Please transcribe the records precisely; pictures stay out of your copy.

====== DATA SUPPLIED

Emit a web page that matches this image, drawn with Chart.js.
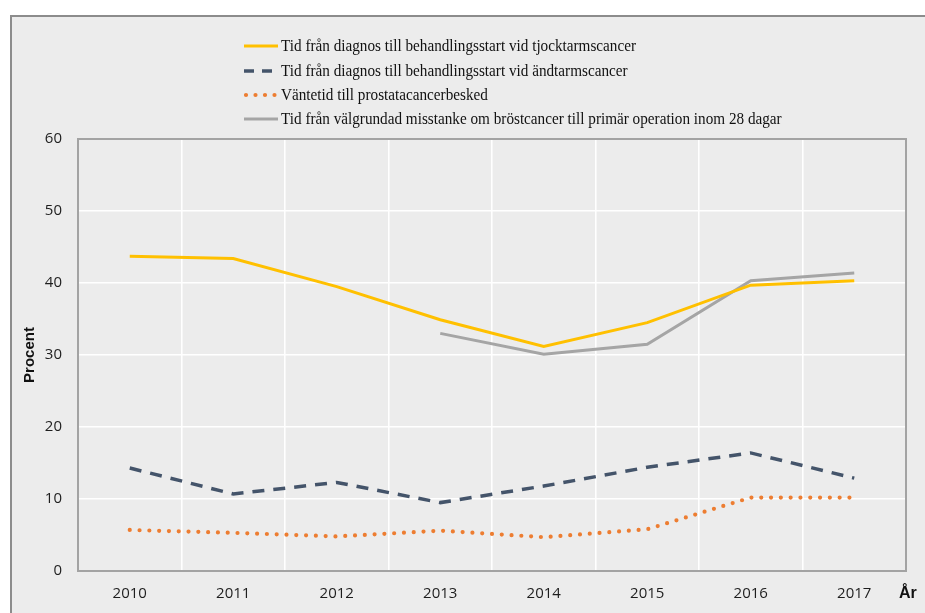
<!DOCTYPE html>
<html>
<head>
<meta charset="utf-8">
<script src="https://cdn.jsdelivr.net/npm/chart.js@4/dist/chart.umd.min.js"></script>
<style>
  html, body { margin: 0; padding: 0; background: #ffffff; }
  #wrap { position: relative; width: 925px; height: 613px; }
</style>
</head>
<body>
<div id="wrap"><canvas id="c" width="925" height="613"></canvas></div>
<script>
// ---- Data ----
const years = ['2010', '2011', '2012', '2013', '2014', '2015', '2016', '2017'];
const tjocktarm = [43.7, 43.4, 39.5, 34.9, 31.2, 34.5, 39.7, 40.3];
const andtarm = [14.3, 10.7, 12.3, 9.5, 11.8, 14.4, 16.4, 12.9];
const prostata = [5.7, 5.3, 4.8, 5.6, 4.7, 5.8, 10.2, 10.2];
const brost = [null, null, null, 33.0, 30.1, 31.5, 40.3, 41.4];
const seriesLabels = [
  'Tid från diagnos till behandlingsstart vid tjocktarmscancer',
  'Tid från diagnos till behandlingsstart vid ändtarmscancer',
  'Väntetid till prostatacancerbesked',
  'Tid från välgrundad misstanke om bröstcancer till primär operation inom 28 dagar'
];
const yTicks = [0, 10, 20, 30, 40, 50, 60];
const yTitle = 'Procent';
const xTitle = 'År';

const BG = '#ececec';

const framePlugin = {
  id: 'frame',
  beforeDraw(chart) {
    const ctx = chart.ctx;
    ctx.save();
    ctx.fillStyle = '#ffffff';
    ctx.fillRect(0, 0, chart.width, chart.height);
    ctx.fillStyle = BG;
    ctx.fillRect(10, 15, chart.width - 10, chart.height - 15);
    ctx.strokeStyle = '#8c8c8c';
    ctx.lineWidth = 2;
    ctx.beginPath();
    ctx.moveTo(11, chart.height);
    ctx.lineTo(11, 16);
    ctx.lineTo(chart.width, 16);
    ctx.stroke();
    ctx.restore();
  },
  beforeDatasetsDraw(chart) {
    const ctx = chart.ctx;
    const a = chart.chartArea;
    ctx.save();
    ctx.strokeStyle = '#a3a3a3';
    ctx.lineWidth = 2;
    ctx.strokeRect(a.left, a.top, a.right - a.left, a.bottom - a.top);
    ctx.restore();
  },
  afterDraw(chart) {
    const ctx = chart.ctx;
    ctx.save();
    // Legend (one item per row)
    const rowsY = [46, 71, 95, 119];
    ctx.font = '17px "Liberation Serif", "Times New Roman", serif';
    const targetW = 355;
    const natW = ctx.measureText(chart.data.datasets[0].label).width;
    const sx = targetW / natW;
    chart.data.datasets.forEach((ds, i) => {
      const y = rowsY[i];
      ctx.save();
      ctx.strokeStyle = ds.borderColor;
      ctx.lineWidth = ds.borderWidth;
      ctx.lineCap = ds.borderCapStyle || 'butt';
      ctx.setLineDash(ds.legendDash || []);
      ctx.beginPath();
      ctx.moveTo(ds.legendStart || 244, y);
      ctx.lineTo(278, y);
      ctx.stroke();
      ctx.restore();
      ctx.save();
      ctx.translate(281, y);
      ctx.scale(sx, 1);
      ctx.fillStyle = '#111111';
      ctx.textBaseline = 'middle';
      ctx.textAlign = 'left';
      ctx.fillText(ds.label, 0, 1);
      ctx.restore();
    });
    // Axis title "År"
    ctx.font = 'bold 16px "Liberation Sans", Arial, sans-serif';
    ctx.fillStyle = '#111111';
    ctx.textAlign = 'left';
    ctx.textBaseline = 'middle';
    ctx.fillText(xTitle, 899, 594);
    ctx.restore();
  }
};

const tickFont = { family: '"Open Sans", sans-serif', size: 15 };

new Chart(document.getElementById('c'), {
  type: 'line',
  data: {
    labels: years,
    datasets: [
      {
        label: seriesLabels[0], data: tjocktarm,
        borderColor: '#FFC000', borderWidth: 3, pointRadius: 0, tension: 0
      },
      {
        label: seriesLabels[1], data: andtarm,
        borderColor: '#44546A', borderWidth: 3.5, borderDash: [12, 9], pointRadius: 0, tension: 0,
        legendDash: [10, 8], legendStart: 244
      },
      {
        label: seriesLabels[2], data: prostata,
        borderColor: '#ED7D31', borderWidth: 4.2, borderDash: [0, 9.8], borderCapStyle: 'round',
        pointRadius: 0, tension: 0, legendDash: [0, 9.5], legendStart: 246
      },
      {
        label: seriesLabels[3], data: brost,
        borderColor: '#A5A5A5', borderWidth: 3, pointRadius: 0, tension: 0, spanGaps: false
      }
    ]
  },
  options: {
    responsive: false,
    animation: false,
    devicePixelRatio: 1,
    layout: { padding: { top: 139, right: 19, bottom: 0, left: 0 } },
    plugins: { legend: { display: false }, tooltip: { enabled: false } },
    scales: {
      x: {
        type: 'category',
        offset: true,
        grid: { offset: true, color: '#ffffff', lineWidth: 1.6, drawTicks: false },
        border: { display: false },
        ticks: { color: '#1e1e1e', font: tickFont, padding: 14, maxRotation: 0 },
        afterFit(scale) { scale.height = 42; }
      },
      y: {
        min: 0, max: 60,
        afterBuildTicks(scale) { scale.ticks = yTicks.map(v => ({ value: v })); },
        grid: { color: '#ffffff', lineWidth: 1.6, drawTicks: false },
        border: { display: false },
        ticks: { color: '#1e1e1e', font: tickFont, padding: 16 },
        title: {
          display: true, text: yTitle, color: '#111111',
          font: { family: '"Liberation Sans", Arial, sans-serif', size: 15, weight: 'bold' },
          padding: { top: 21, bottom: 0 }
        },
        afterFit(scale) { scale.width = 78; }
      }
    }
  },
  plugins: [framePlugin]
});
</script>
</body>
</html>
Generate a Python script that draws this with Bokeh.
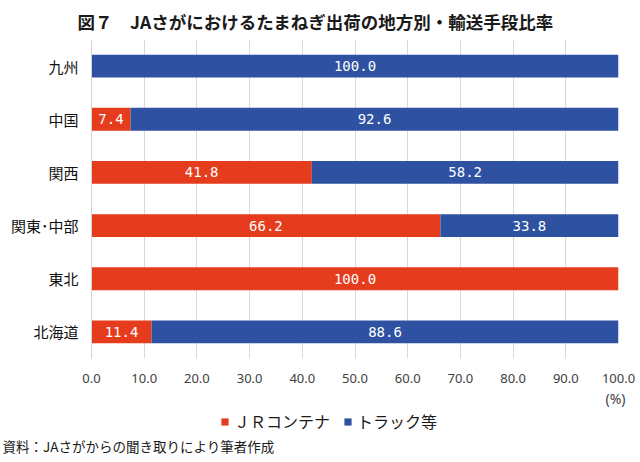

============

** RESULT OF THE TASK **
Emit a web page that matches this image, drawn with Chart.js.
<!DOCTYPE html>
<html>
<head>
<meta charset="utf-8">
<script src="https://cdn.jsdelivr.net/npm/chart.js@4/dist/chart.umd.min.js"></script>
<style>
  html, body { margin: 0; padding: 0; background: #ffffff; }
  #wrap { position: relative; width: 925px; height: 613px; }
</style>
</head>
<body>
<div id="wrap"><canvas id="c" width="925" height="613"></canvas></div>
<script>
// ---- Data ----
const years = ['2010', '2011', '2012', '2013', '2014', '2015', '2016', '2017'];
const tjocktarm = [43.7, 43.4, 39.5, 34.9, 31.2, 34.5, 39.7, 40.3];
const andtarm = [14.3, 10.7, 12.3, 9.5, 11.8, 14.4, 16.4, 12.9];
const prostata = [5.7, 5.3, 4.8, 5.6, 4.7, 5.8, 10.2, 10.2];
const brost = [null, null, null, 33.0, 30.1, 31.5, 40.3, 41.4];
const seriesLabels = [
  'Tid från diagnos till behandlingsstart vid tjocktarmscancer',
  'Tid från diagnos till behandlingsstart vid ändtarmscancer',
  'Väntetid till prostatacancerbesked',
  'Tid från välgrundad misstanke om bröstcancer till primär operation inom 28 dagar'
];
const yTicks = [0, 10, 20, 30, 40, 50, 60];
const yTitle = 'Procent';
const xTitle = 'År';

const BG = '#ececec';

const framePlugin = {
  id: 'frame',
  beforeDraw(chart) {
    const ctx = chart.ctx;
    ctx.save();
    ctx.fillStyle = '#ffffff';
    ctx.fillRect(0, 0, chart.width, chart.height);
    ctx.fillStyle = BG;
    ctx.fillRect(10, 15, chart.width - 10, chart.height - 15);
    ctx.strokeStyle = '#8c8c8c';
    ctx.lineWidth = 2;
    ctx.beginPath();
    ctx.moveTo(11, chart.height);
    ctx.lineTo(11, 16);
    ctx.lineTo(chart.width, 16);
    ctx.stroke();
    ctx.restore();
  },
  beforeDatasetsDraw(chart) {
    const ctx = chart.ctx;
    const a = chart.chartArea;
    ctx.save();
    ctx.strokeStyle = '#a3a3a3';
    ctx.lineWidth = 2;
    ctx.strokeRect(a.left, a.top, a.right - a.left, a.bottom - a.top);
    ctx.restore();
  },
  afterDraw(chart) {
    const ctx = chart.ctx;
    ctx.save();
    // Legend (one item per row)
    const rowsY = [46, 71, 95, 119];
    ctx.font = '17px "Liberation Serif", "Times New Roman", serif';
    const targetW = 355;
    const natW = ctx.measureText(chart.data.datasets[0].label).width;
    const sx = targetW / natW;
    chart.data.datasets.forEach((ds, i) => {
      const y = rowsY[i];
      ctx.save();
      ctx.strokeStyle = ds.borderColor;
      ctx.lineWidth = ds.borderWidth;
      ctx.lineCap = ds.borderCapStyle || 'butt';
      ctx.setLineDash(ds.legendDash || []);
      ctx.beginPath();
      ctx.moveTo(ds.legendStart || 244, y);
      ctx.lineTo(278, y);
      ctx.stroke();
      ctx.restore();
      ctx.save();
      ctx.translate(281, y);
      ctx.scale(sx, 1);
      ctx.fillStyle = '#111111';
      ctx.textBaseline = 'middle';
      ctx.textAlign = 'left';
      ctx.fillText(ds.label, 0, 1);
      ctx.restore();
    });
    // Axis title "År"
    ctx.font = 'bold 16px "Liberation Sans", Arial, sans-serif';
    ctx.fillStyle = '#111111';
    ctx.textAlign = 'left';
    ctx.textBaseline = 'middle';
    ctx.fillText(xTitle, 899, 594);
    ctx.restore();
  }
};

const tickFont = { family: '"Open Sans", sans-serif', size: 15 };

new Chart(document.getElementById('c'), {
  type: 'line',
  data: {
    labels: years,
    datasets: [
      {
        label: seriesLabels[0], data: tjocktarm,
        borderColor: '#FFC000', borderWidth: 3, pointRadius: 0, tension: 0
      },
      {
        label: seriesLabels[1], data: andtarm,
        borderColor: '#44546A', borderWidth: 3.5, borderDash: [12, 9], pointRadius: 0, tension: 0,
        legendDash: [10, 8], legendStart: 244
      },
      {
        label: seriesLabels[2], data: prostata,
        borderColor: '#ED7D31', borderWidth: 4.2, borderDash: [0, 9.8], borderCapStyle: 'round',
        pointRadius: 0, tension: 0, legendDash: [0, 9.5], legendStart: 246
      },
      {
        label: seriesLabels[3], data: brost,
        borderColor: '#A5A5A5', borderWidth: 3, pointRadius: 0, tension: 0, spanGaps: false
      }
    ]
  },
  options: {
    responsive: false,
    animation: false,
    devicePixelRatio: 1,
    layout: { padding: { top: 139, right: 19, bottom: 0, left: 0 } },
    plugins: { legend: { display: false }, tooltip: { enabled: false } },
    scales: {
      x: {
        type: 'category',
        offset: true,
        grid: { offset: true, color: '#ffffff', lineWidth: 1.6, drawTicks: false },
        border: { display: false },
        ticks: { color: '#1e1e1e', font: tickFont, padding: 14, maxRotation: 0 },
        afterFit(scale) { scale.height = 42; }
      },
      y: {
        min: 0, max: 60,
        afterBuildTicks(scale) { scale.ticks = yTicks.map(v => ({ value: v })); },
        grid: { color: '#ffffff', lineWidth: 1.6, drawTicks: false },
        border: { display: false },
        ticks: { color: '#1e1e1e', font: tickFont, padding: 16 },
        title: {
          display: true, text: yTitle, color: '#111111',
          font: { family: '"Liberation Sans", Arial, sans-serif', size: 15, weight: 'bold' },
          padding: { top: 21, bottom: 0 }
        },
        afterFit(scale) { scale.width = 78; }
      }
    }
  },
  plugins: [framePlugin]
});
</script>
</body>
</html>
Generate a Python script that draws this with Bokeh.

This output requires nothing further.